Further, the Bench opined, "Clause (1) of Article 28 is extremely important. It states in clear and unambiguous terms that no religious instructions shall be imparted in any educational institution which is wholly maintained out of State funds. There is another restriction in Clause (3), which is that an educational institution, which is receiving aid out of State funds (it may not be fully funded), religious instructions oreligious worship cannot be forced upon the students. An exception is carved out in Clause (2) of Article 28 providing that an educational institution, which has been established under any endowment or trust but is being administered by the State, religious instruction can be imparted."

The Court noted that when Madrasas in Assam were provincialized in 1995 by a State Legislation, it could not be called "nationalization of Madrassas," it has to be "provincialisation of Madrasas."

"The word "Provincialisation" would mean brining something within the fold of a province, in other words, bringing it within the ownership of the Government, the Court added.

Additionally, the Court held, "The educational institutions in question are admittedly provincialised schools, the entire teaching and nonteaching staff of these educational institutions are Government servants, the school being a Government institute cannot be said to be either established or being administered by a minority."

"The venture Madrasas, which were established by a minority community, would cease to be an educational institution established by a minority community once such a school has been provincialised under the 1995 Act or the subsequent Provincialisation Acts," the Court observed.

The Court noted that the claim of Petitioners that these Madrassas are minority institutions and were established and administered by the minority is a claim which has no foundation and hence is not acceptable.

"Let us not forget that these educational institutions are Government institutions. It is not a grant-in-aid school. It is an admitted position that the entire salary of teaching and non-teaching staff of these provincialised Madrasas come from State exchequer. The annual maintenance, repairs of buildings etc. are all done by the State. Assuming that the students pay examination fees or tuition fees, but that in itself will not dilute the Government character of these Madrasas or make them any less "fully funded" by the State," the Court held.

Establish Arabic colleges, Court directs Government

The executive orders which are under challenge before us have not dispensed with the services of teachers who were so far imparting education in the Madrasas.

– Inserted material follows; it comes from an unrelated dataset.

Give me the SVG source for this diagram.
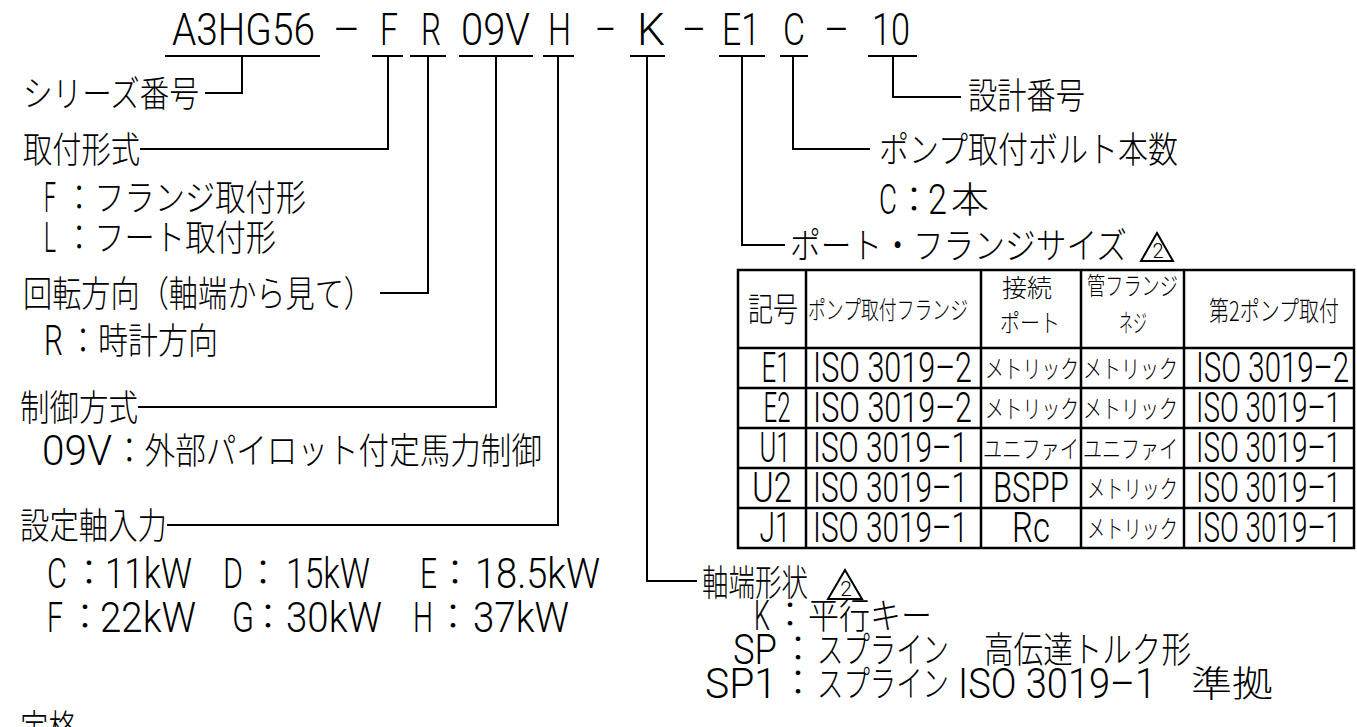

They will now be required to teach Arabic or may even be trained for teaching other subjects.

Though by and large, the absorption of these teachers in Middle, Secondary, and Higher Secondary Schools seems to be in order, some of these teachers in Arabic Colleges and Title Madrasas were also teaching students at Graduate and Post-Graduate levels. They are being placed under Secondary Board, instead of being placed under a University.

The Court held that this was being held for their counterparts who were teaching in 'Sanskrit Tolls' have been placed under a University, after the abolition of 'Sanskrit Tolls.' Therefore, we direct that if such teachers in Arabic Colleges and Title Madrasas, who were so far imparting education to students at Graduate and Post-Graduate levels, their case shall also be considered for bringing under a University, like it has been done for the teachers in Sanskrit Tolls.

"But as the teachers are not before us, this shall be subject to a representation being made by such teachers, before the Commissioner and Secretary, Education (Secondary) Department, which shall then be considered in terms of our observations, by passing a speaking order," the Bench concluded.